--- Begin INFORMATION GIVEN ---

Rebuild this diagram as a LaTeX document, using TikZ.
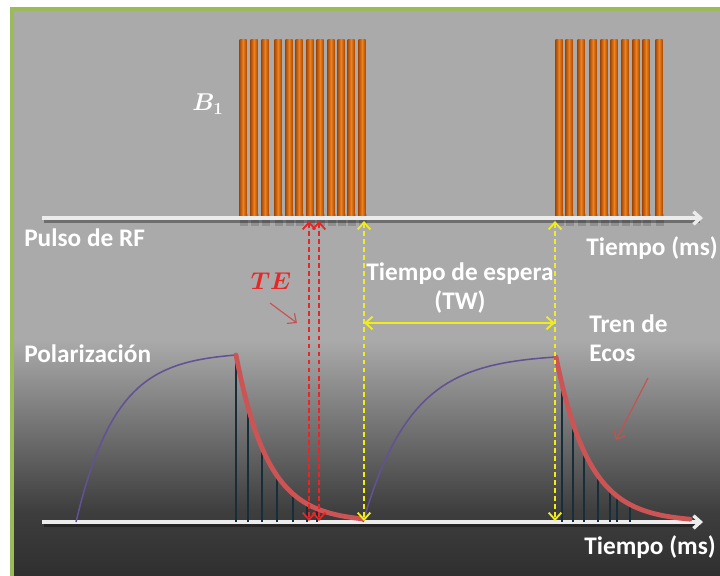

--- End INFORMATION GIVEN ---
--- Begin INFORMATION GIVEN ---

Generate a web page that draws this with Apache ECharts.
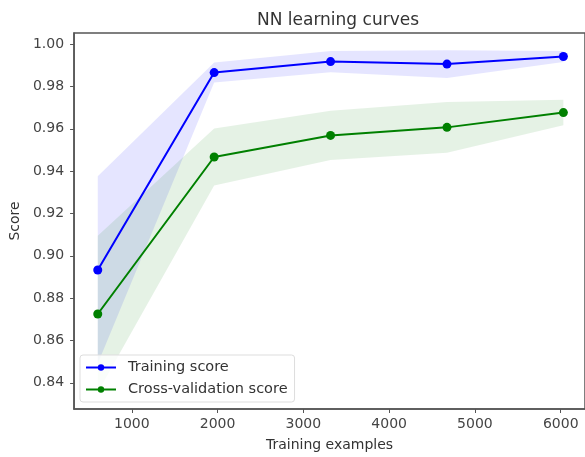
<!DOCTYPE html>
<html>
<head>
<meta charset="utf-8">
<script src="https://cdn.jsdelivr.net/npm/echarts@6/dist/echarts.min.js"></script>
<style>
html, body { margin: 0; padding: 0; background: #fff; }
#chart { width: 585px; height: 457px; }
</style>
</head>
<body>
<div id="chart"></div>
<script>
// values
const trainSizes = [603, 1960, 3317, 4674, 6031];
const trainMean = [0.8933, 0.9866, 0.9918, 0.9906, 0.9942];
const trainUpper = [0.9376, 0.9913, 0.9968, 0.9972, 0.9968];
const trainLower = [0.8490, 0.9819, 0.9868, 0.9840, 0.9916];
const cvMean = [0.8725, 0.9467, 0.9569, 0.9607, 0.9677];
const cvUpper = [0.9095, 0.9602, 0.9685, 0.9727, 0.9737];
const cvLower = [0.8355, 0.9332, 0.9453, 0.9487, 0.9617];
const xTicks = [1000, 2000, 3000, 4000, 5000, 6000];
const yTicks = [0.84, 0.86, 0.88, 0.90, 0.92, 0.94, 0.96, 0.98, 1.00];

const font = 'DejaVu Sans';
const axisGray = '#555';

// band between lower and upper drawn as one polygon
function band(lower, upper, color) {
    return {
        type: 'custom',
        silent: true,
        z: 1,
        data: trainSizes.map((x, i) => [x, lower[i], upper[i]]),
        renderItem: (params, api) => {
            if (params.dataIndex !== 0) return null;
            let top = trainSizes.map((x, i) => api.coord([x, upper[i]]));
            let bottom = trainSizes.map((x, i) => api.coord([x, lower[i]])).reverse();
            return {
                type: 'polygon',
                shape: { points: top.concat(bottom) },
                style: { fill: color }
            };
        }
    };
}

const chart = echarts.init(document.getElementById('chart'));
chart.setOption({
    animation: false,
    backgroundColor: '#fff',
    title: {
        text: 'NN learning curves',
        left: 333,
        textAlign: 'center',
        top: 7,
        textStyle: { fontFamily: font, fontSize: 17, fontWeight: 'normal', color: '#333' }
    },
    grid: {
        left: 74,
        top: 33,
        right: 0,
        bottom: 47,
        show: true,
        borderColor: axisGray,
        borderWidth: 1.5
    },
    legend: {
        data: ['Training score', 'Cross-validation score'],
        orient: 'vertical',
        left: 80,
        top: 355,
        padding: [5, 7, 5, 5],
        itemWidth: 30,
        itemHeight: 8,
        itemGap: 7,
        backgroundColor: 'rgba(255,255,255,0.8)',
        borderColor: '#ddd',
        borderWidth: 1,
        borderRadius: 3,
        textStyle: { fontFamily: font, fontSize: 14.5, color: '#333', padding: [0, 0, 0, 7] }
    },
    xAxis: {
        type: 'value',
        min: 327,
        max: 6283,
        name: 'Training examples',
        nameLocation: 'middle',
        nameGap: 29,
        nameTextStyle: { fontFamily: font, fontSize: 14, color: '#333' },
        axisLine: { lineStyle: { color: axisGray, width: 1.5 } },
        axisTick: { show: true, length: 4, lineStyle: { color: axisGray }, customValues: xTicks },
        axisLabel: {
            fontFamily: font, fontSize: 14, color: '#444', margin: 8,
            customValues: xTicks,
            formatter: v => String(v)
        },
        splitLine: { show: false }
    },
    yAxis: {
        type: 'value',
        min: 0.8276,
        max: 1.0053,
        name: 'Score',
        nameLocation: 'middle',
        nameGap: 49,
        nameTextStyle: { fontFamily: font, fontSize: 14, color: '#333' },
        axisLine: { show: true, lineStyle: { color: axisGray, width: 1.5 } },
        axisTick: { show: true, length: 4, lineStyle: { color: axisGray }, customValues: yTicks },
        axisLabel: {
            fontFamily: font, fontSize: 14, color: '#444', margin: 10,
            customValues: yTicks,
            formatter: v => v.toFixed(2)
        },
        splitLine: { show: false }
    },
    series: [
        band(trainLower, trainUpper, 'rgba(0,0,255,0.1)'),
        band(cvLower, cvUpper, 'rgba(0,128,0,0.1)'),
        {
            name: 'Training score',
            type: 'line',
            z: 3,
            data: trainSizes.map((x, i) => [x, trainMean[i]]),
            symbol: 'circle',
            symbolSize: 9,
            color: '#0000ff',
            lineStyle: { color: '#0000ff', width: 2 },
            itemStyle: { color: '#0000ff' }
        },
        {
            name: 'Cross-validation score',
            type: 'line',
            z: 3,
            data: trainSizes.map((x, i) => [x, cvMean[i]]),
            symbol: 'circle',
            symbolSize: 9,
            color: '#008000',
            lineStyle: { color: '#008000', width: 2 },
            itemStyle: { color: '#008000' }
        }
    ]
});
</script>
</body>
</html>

--- End INFORMATION GIVEN ---
--- Begin INFORMATION GIVEN ---

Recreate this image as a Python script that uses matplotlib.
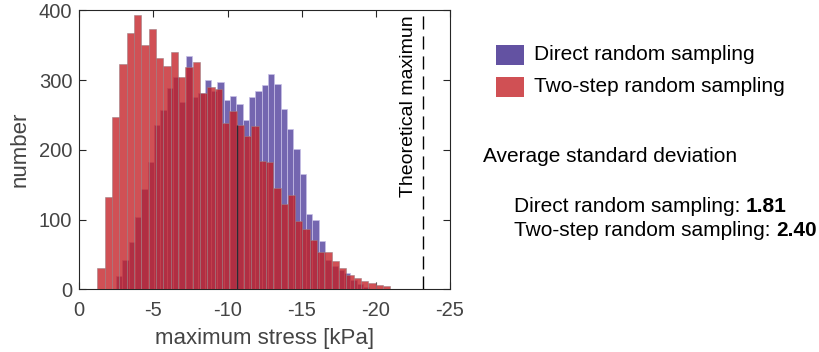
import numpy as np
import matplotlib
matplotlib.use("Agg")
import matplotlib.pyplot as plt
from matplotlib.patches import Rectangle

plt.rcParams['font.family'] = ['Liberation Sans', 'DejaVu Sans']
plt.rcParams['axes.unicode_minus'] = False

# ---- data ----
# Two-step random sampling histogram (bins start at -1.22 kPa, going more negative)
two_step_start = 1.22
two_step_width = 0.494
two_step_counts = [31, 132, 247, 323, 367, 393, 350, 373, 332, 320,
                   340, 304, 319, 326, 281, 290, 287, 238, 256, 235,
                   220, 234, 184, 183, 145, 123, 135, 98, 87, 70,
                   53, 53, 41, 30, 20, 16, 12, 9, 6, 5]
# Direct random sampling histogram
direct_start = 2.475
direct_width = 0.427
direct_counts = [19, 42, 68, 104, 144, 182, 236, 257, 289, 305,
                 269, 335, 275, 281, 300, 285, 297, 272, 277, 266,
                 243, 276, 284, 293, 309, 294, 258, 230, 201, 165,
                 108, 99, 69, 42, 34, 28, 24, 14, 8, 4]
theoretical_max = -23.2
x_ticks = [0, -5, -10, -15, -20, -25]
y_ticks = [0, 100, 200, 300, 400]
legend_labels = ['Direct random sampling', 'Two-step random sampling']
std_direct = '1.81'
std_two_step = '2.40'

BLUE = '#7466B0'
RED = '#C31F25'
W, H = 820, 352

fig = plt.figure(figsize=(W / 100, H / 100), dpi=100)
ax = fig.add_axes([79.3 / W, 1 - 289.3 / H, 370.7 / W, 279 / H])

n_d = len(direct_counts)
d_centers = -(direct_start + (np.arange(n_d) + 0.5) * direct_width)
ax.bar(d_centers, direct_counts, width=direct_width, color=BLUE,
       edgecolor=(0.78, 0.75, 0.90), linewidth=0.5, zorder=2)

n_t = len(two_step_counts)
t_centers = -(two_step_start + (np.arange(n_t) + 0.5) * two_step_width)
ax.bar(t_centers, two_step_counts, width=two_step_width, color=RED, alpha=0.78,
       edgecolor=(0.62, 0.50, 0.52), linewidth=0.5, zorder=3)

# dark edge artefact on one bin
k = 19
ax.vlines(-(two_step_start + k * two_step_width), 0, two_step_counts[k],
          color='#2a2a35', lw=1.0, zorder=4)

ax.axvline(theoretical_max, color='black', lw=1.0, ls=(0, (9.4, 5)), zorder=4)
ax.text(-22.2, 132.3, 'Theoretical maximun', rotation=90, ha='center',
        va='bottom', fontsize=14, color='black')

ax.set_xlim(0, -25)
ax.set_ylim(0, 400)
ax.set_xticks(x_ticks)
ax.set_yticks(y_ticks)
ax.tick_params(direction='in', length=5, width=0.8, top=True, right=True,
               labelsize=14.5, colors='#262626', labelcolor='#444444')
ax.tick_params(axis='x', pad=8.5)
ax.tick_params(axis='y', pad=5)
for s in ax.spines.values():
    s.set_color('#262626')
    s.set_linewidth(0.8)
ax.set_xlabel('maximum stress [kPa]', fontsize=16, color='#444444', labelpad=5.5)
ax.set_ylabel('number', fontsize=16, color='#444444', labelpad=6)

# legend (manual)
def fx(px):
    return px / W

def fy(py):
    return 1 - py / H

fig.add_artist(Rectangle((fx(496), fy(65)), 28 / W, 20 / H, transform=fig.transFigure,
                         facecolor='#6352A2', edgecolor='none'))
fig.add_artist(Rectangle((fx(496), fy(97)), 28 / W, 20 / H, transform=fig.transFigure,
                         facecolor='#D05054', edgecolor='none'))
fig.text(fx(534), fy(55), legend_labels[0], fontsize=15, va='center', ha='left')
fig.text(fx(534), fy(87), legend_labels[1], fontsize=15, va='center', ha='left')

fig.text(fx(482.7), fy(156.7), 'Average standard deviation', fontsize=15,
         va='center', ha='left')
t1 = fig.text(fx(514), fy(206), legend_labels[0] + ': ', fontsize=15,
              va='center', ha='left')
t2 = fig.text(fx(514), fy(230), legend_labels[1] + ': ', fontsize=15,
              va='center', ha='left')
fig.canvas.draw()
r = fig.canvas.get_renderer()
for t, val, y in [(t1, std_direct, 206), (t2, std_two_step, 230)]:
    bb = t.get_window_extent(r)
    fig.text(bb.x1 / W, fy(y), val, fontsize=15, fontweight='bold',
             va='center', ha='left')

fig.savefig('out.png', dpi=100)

--- End INFORMATION GIVEN ---

TASK DESCRIPTION:
Leave the pictures out, and transcribe exactly the lines above starting at the one that contains "Recreate this image" and ending at the one that contains "plt.rcParams['axes.unicode_minus'] = False".

FULL RESPONSE:
Recreate this image as a Python script that uses matplotlib.
import numpy as np
import matplotlib
matplotlib.use("Agg")
import matplotlib.pyplot as plt
from matplotlib.patches import Rectangle

plt.rcParams['font.family'] = ['Liberation Sans', 'DejaVu Sans']
plt.rcParams['axes.unicode_minus'] = False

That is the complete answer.